If you only have memories of how hurtful they've been to you, then that doesn't seem like a friendship worth keeping. Setting boundaries doesn't make you a jerk or self-proclaimed victim either. I think we live in a world where everyone is expected to be a super good person who is always benevolent and forgiving, but that's just not true. You're allowed to say that these things are hurtful, you're allowed to set boundaries for others, and you're allowed to not be friends with these people if they offer more heartbreak than help. My advice is to talk to them about this first, to see what they say or how they react, but if that doesn't work out, then I think you should self-reflect on whether they're really worth keeping around as friends or not. Remember this is your life and you deserve much better than friends who are hurtful to you, intentionally or not.

Hope this was helpful!
 
I'd agree with Sorin. It is hard sometimes to set boundaries, especially ones that have been crossed before. But your feelings also matter and if these are things that are hurting you, you have every right to set them. Talk to them and let them know what is bothering you and how you feel about it. You don't need to say things like 'you are making me feel this way', because then that just makes them defensive and 'you are against me'. But you can say things like 'this behavior is making me feel this way'. That way it is the behavior, not the person.

If in the end they are not willing to have that conversation, or try to turn it around on you or ignore those new boundaries you set, then self-reflection as to why you want them as friends and if they really are friends at all, like Sorin said. It is not okay for someone to steam roll your feelings and try to take advantage of you, intentional or not. It would speak volumes if they acknowledged what you said and changed the behavior.
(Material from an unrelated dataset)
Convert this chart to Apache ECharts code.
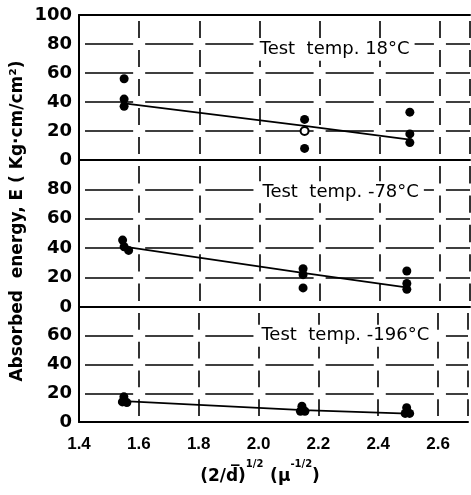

I hope that helps as well.
 
I have one question going into this: Why exactly are these people your friends?

If you only have memories of how hurtful they've been to you, then that doesn't seem like a friendship worth keeping. Setting boundaries doesn't make you a jerk or self-proclaimed victim either. I think we live in a world where everyone is expected to be a super good person who is always benevolent and forgiving, but that's just not true. You're allowed to say that these things are hurtful, you're allowed to set boundaries for others, and you're allowed to not be friends with these people if they offer more heartbreak than help. My advice is to talk to them about this first, to see what they say or how they react, but if that doesn't work out, then I think you should self-reflect on whether they're really worth keeping around as friends or not. Remember this is your life and you deserve much better than friends who are hurtful to you, intentionally or not.

Hope this was helpful!
Now that I think about it, I was kind of only friends with them because they were in the same classes as me. I mean, sure, we found other stuff to talk about, and being in the same class is really the only way that I make friends, but I think maybe we wouldn’t have been friends if we didn’t sit near each other.

But thanks for the advice, I will keep it in mind
 
Now that I think about it, I was kind of only friends with them because they were in the same classes as me. I mean, sure, we found other stuff to talk about, and being in the same class is really the only way that I make friends, but I think maybe we wouldn’t have been friends if we didn’t sit near each other.

But thanks for the advice, I will keep it in mind
I'm not sure what your education circumstances are like, but is it possible to find folks more align with your own interests? Like through a club or organization. I know what it's like to be lonely in a classroom setting, but then in high school, I made the decision to push myself. I like research, so I joined the Debate Team and I really ended up surprising myself. Maybe you can do the same and find more friends along the way!